For me, the hot dog stand tale illuminates two big pitfalls of relying solely on passive data:

It can show you what consumers are doing but it can’t tell you why. We can see which websites consumers go to, or look at what they put in their shopping carts, but from passive data alone we can only guess at why they surf Facebook during their workday, for example, and what that says about their likelihood of responding to the ads they see in their feed (if they notice them at all).
The behaviors you can passively observe are not the only behaviors that matter. The Soviets likely attributed outsized importance to that building because it was out in the open, in full view. Similarly, with passive consumer data, we can only analyze what we can measure. We are far from being able to observe everything that a consumer does, sees, hears or smells that might lead them toward a behavior. No one passive data company can offer that complete of a picture. (And quite frankly, I’m not sure I want to live in a world where one can.)

This is why we believe that even with the many benefits of passive data, you can’t get to the why of observed behaviors without some active interaction with the people being observed. Now, we do agree completely that simply asking them why they bought that product on Amazon or clicked on that Facebook ad is fruitless. But the idea that we can’t get them to reveal insights into what drives their behavior via a survey instrument is false. We do it every day.

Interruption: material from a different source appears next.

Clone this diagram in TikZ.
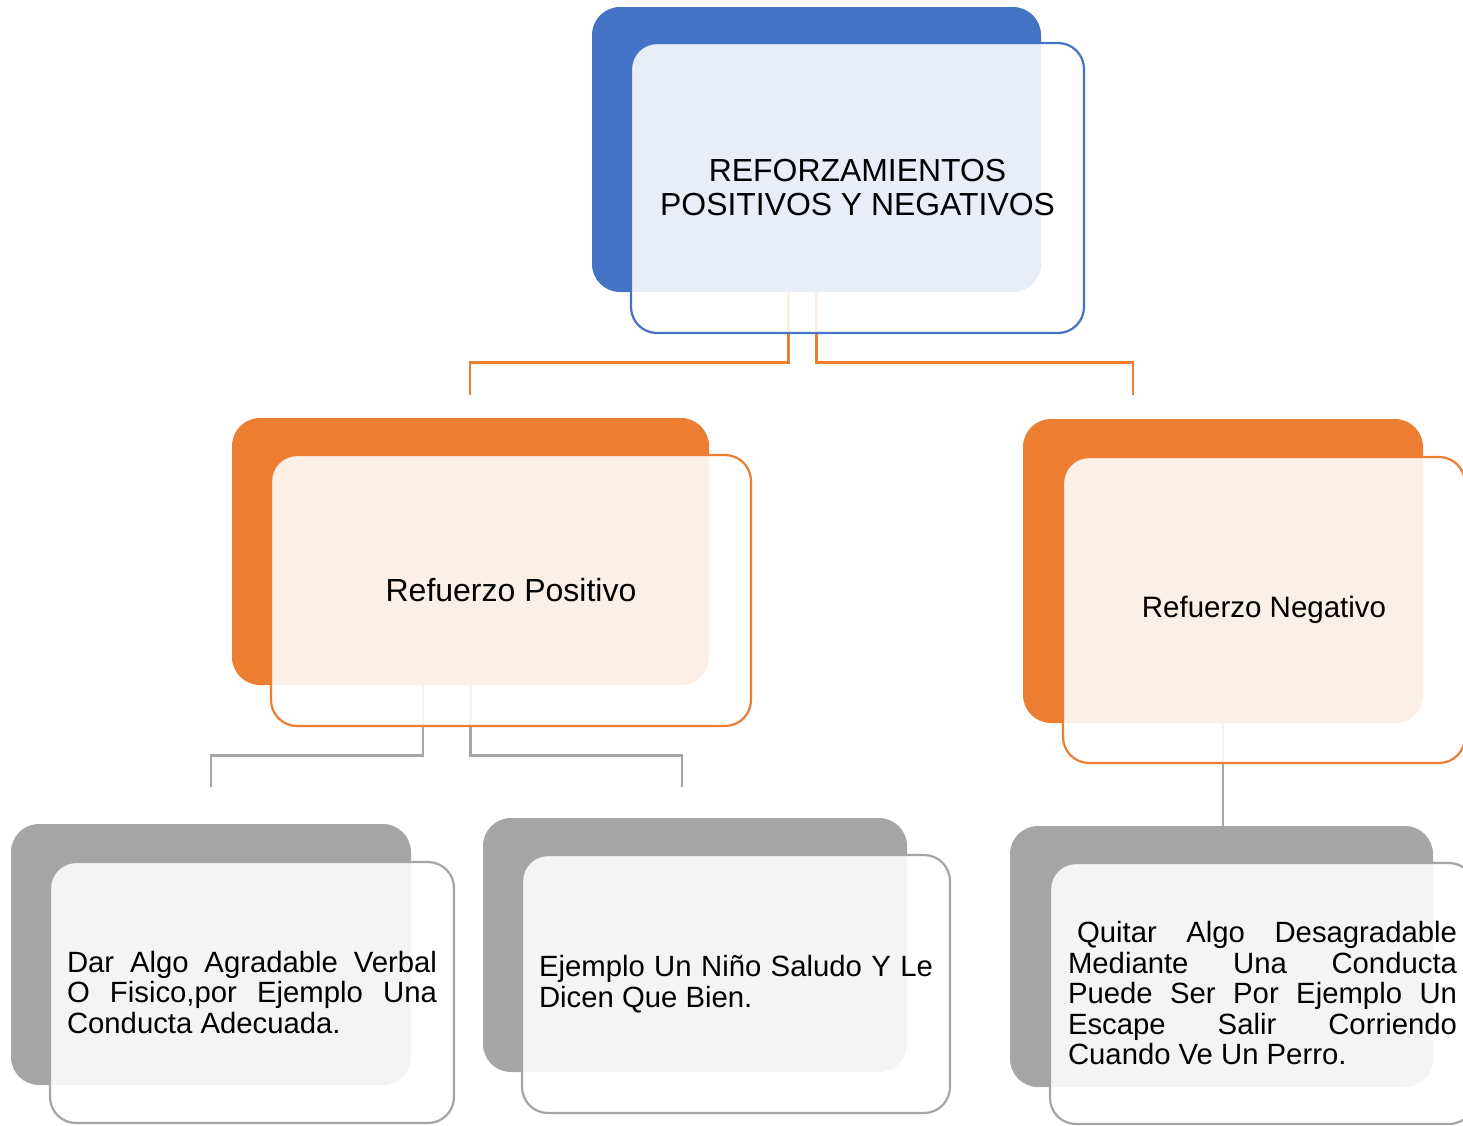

When done well, behavioral science-backed research leverages neurocognitive and neuropsychological “tells” to identify the intrinsic motivations and costs expressed by individuals and how they are impacted by specific contexts of interests (e.g., an online shopping journey). While you’re not likely to get good data by asking people why they do what they do, you can get them reveal the whys they don’t even consciously recognize themselves – but only if you ask the right questions.

This revealed knowledge can unlock an otherwise unattainable level of fidelity in our understanding of consumers’ attention, thoughts, experiences, decision-making and actions. And yes, it can also help make sense of a myriad of behaviors observed in passively collected data, so we can separate the truly important buildings from the hot dog stands.